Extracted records
━━━━━━━━━━
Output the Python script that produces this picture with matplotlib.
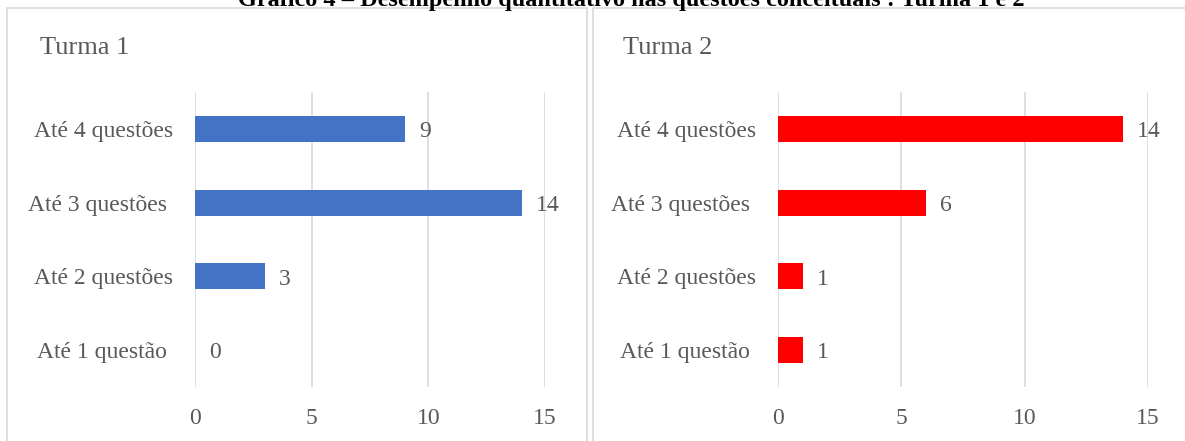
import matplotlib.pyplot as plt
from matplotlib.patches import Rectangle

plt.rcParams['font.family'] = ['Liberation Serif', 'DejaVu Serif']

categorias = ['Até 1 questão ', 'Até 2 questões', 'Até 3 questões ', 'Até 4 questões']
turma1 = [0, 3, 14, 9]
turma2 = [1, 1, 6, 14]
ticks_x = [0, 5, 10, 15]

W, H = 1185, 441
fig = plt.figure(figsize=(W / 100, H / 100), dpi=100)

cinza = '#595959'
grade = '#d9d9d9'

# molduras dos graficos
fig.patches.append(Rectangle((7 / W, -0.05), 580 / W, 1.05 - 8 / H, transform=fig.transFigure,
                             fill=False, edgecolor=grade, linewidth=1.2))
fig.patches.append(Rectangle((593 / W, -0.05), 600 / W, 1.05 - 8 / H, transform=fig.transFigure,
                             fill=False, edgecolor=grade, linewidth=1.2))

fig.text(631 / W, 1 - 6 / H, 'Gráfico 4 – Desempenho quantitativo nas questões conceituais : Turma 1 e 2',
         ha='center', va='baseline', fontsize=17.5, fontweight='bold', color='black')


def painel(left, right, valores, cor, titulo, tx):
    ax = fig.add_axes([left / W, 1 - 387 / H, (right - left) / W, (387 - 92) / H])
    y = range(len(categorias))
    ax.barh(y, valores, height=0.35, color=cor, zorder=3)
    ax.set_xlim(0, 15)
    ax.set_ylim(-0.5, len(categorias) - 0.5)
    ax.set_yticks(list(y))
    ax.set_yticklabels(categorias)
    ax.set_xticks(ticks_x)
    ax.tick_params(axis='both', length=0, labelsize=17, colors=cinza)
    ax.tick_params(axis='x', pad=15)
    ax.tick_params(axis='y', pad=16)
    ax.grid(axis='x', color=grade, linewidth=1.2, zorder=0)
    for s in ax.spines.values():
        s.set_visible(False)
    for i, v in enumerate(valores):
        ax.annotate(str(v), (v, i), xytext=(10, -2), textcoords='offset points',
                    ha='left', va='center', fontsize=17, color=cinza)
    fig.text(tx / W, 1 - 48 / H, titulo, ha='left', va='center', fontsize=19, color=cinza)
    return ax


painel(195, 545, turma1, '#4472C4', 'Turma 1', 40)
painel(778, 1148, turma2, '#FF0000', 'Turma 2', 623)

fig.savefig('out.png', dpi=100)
━━━━━━━━━━
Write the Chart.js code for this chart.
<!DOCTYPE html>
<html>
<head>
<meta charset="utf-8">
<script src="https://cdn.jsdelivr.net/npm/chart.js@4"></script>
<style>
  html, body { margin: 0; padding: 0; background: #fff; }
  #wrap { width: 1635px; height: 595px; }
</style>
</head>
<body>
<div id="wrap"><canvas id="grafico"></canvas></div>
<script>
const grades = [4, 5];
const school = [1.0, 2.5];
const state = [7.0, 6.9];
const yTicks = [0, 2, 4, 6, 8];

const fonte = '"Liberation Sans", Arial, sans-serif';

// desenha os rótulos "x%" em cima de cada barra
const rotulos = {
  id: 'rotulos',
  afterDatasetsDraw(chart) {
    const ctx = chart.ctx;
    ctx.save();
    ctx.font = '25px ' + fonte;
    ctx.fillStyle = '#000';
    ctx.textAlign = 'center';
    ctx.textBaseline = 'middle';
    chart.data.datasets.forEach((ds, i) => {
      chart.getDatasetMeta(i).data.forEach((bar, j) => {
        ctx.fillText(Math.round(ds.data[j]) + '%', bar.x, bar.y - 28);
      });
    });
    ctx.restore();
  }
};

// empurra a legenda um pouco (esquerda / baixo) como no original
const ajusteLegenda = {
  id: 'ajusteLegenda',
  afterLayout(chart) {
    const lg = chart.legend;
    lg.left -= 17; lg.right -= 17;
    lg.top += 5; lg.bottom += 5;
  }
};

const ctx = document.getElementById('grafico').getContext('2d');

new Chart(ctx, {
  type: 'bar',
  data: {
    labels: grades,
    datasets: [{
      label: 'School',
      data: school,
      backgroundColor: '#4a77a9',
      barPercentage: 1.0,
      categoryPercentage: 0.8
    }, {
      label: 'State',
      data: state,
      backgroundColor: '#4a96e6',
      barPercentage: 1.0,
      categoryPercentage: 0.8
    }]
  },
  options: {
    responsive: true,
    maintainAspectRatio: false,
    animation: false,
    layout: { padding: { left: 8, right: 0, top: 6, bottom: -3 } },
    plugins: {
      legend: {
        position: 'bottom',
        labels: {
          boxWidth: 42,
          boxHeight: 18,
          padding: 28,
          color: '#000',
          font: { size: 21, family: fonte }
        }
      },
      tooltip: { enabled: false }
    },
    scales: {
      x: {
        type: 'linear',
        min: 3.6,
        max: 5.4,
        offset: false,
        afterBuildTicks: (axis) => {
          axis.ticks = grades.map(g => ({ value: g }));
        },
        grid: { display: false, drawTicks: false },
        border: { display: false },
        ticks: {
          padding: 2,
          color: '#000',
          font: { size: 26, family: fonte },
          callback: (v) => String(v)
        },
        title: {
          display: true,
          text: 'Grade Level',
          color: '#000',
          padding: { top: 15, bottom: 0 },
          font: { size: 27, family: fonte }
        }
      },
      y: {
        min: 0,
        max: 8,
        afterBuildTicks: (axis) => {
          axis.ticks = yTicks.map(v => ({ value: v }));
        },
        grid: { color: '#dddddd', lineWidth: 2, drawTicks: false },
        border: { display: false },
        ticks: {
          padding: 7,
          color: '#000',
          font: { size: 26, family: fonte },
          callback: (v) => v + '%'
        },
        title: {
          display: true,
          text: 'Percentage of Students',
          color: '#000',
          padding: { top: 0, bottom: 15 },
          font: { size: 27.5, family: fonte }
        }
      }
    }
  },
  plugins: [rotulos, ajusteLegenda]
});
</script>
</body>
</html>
━━━━━━━━━━
**Exercise brief**
Pictures are excluded. Repeat exactly the lines from the one containing "Output the Python" to the one containing "fontsize=17.5, fontweight='bold', color='black')", inclusive.

**The output**
Output the Python script that produces this picture with matplotlib.
import matplotlib.pyplot as plt
from matplotlib.patches import Rectangle

plt.rcParams['font.family'] = ['Liberation Serif', 'DejaVu Serif']

categorias = ['Até 1 questão ', 'Até 2 questões', 'Até 3 questões ', 'Até 4 questões']
turma1 = [0, 3, 14, 9]
turma2 = [1, 1, 6, 14]
ticks_x = [0, 5, 10, 15]

W, H = 1185, 441
fig = plt.figure(figsize=(W / 100, H / 100), dpi=100)

cinza = '#595959'
grade = '#d9d9d9'

# molduras dos graficos
fig.patches.append(Rectangle((7 / W, -0.05), 580 / W, 1.05 - 8 / H, transform=fig.transFigure,
                             fill=False, edgecolor=grade, linewidth=1.2))
fig.patches.append(Rectangle((593 / W, -0.05), 600 / W, 1.05 - 8 / H, transform=fig.transFigure,
                             fill=False, edgecolor=grade, linewidth=1.2))

fig.text(631 / W, 1 - 6 / H, 'Gráfico 4 – Desempenho quantitativo nas questões conceituais : Turma 1 e 2',
         ha='center', va='baseline', fontsize=17.5, fontweight='bold', color='black')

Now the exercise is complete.